PROBLEM DETAILS: Reproduce, character for character, the lines below from the first through the one with "const whiskers = ciLow.map((v, i)". Leave pictures out.

MATERIAL FOR THIS TASK:
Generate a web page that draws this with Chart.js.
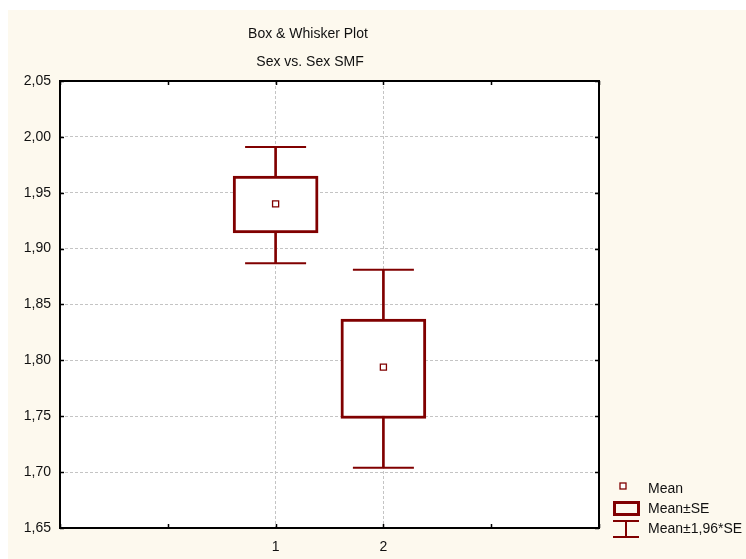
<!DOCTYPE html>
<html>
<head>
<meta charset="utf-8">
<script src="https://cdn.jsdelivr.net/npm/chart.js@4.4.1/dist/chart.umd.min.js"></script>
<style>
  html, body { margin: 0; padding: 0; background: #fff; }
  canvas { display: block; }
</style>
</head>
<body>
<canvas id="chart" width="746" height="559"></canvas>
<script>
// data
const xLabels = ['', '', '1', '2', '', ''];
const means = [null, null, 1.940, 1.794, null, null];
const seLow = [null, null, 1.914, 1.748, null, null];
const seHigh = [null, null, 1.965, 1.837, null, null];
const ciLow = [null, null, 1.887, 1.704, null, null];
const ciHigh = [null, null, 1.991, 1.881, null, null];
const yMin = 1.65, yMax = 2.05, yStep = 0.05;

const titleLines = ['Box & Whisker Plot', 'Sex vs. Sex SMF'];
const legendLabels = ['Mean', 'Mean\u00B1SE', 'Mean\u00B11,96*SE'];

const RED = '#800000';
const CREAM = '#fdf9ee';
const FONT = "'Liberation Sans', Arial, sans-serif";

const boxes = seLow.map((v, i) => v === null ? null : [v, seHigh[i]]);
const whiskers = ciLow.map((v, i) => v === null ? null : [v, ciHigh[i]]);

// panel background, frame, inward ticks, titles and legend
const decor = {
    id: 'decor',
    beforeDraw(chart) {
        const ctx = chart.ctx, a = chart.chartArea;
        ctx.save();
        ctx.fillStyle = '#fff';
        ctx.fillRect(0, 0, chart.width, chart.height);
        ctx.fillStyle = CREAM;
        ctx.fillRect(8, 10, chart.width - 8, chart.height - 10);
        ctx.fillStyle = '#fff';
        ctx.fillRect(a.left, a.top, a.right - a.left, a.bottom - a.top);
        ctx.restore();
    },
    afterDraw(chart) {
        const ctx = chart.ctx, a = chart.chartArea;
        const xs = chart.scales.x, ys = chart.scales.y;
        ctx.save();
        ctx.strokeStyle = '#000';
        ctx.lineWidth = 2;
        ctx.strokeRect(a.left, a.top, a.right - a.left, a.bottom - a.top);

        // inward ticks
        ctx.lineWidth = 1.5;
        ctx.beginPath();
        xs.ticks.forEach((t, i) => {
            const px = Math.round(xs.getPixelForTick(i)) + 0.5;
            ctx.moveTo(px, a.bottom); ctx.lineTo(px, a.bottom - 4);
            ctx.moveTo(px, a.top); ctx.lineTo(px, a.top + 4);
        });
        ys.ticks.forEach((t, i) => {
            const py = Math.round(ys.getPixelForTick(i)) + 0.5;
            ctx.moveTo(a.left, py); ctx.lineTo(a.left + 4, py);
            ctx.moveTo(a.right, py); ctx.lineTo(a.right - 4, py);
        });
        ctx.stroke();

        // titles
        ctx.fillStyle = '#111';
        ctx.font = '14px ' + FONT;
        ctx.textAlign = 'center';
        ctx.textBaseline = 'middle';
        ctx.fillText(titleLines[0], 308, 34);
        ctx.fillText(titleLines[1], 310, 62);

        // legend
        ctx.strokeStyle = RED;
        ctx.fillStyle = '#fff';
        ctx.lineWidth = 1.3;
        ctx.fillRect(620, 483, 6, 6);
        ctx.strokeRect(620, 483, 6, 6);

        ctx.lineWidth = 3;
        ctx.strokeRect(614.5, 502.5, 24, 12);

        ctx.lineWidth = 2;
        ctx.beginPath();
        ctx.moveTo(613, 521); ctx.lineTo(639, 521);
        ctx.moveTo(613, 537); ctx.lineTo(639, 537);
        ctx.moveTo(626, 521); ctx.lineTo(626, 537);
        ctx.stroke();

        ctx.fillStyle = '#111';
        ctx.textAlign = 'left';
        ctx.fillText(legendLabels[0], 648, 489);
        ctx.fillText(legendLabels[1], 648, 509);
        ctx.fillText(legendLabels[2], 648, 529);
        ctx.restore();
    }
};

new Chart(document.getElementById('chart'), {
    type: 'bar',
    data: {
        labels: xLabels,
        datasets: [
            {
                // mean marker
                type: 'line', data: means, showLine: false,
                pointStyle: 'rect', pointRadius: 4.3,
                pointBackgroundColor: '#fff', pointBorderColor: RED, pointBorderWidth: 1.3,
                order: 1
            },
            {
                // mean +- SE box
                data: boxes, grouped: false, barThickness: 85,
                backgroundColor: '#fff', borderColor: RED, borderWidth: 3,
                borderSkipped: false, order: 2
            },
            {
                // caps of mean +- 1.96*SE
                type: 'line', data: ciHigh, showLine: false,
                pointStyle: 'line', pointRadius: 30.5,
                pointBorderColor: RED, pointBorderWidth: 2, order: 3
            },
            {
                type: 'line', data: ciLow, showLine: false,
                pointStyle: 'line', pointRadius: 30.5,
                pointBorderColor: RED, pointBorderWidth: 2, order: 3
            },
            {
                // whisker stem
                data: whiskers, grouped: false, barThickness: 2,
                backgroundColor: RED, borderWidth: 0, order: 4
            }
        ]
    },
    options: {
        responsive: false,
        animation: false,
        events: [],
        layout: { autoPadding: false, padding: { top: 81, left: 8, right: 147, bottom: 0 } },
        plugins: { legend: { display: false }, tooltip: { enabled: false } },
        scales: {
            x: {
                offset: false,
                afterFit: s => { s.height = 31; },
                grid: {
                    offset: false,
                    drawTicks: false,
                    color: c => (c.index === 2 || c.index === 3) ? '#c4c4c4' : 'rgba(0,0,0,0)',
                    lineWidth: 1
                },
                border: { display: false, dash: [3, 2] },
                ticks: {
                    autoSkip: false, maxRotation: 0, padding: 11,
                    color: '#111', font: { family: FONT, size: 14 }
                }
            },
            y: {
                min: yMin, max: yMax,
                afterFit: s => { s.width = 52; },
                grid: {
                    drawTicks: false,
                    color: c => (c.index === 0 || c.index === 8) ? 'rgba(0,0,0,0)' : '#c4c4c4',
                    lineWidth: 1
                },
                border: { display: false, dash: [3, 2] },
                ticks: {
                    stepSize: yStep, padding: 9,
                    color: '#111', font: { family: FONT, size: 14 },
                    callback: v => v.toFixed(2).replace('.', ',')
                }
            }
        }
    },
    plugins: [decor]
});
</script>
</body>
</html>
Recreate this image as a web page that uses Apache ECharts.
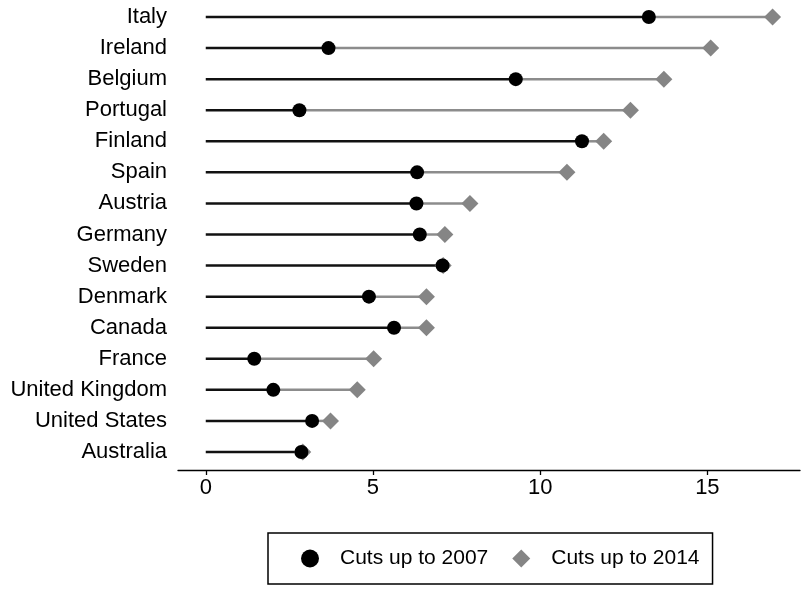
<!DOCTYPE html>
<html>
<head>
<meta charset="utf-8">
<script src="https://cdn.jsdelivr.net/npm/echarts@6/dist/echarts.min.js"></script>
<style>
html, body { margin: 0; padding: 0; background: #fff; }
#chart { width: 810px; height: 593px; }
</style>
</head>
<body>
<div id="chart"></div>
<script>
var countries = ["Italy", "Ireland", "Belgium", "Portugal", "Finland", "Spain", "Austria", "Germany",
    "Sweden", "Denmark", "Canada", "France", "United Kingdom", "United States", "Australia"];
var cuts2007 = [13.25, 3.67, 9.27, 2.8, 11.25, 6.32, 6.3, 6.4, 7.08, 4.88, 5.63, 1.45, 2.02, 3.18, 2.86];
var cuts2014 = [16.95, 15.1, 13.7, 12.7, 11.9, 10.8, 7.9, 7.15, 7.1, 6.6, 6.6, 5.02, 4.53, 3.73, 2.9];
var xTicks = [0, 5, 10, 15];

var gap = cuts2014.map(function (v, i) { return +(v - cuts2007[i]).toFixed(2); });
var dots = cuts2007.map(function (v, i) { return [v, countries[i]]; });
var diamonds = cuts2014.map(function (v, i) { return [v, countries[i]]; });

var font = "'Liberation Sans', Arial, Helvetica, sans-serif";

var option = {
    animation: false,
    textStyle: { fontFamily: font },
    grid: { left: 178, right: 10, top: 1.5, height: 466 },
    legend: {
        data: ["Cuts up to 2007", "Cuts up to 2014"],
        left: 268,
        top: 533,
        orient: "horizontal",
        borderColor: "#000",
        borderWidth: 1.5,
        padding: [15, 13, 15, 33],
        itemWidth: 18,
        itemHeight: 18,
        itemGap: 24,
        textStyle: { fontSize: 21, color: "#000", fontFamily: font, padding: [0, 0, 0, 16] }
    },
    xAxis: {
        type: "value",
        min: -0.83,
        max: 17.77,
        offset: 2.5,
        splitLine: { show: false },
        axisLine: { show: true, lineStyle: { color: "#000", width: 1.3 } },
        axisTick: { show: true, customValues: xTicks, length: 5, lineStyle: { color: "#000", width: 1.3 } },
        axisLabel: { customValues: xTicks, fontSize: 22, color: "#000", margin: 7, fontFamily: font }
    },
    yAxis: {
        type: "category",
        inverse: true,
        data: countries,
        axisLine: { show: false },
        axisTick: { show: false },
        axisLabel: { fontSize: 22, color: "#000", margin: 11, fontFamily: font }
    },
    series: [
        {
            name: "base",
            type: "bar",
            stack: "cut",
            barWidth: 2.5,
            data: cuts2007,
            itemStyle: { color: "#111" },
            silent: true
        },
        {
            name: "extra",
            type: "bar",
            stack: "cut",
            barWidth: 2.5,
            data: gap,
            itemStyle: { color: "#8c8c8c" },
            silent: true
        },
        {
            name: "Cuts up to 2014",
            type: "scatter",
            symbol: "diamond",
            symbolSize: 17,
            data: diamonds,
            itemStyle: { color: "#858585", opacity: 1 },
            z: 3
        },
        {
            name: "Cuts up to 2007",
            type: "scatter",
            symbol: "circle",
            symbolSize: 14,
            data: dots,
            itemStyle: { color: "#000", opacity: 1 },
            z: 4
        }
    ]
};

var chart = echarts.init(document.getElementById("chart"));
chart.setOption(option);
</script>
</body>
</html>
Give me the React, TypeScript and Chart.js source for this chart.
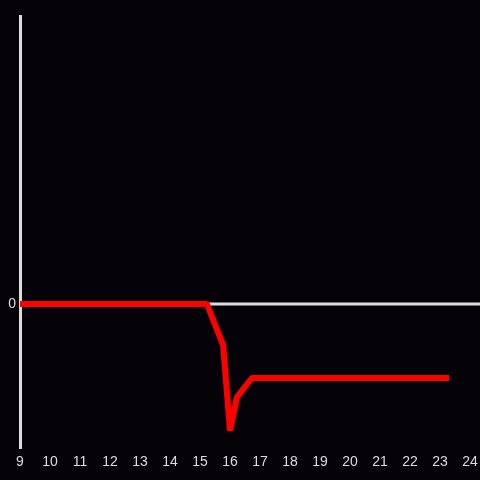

TASK ANSWER:
Generate a web page that draws this with Chart.js.
<!DOCTYPE html>
<html>
<head>
<meta charset="utf-8">
<script src="https://cdn.jsdelivr.net/npm/chart.js@4.4.1/dist/chart.umd.min.js"></script>
<style>
  html, body { margin: 0; padding: 0; background: #fff; }
  canvas { display: block; }
</style>
</head>
<body>
<canvas id="chart" width="746" height="559"></canvas>
<script>
// data
const xLabels = ['', '', '1', '2', '', ''];
const means = [null, null, 1.940, 1.794, null, null];
const seLow = [null, null, 1.914, 1.748, null, null];
const seHigh = [null, null, 1.965, 1.837, null, null];
const ciLow = [null, null, 1.887, 1.704, null, null];
const ciHigh = [null, null, 1.991, 1.881, null, null];
const yMin = 1.65, yMax = 2.05, yStep = 0.05;

const titleLines = ['Box & Whisker Plot', 'Sex vs. Sex SMF'];
const legendLabels = ['Mean', 'Mean\u00B1SE', 'Mean\u00B11,96*SE'];

const RED = '#800000';
const CREAM = '#fdf9ee';
const FONT = "'Liberation Sans', Arial, sans-serif";

const boxes = seLow.map((v, i) => v === null ? null : [v, seHigh[i]]);
const whiskers = ciLow.map((v, i) => v === null ? null : [v, ciHigh[i]]);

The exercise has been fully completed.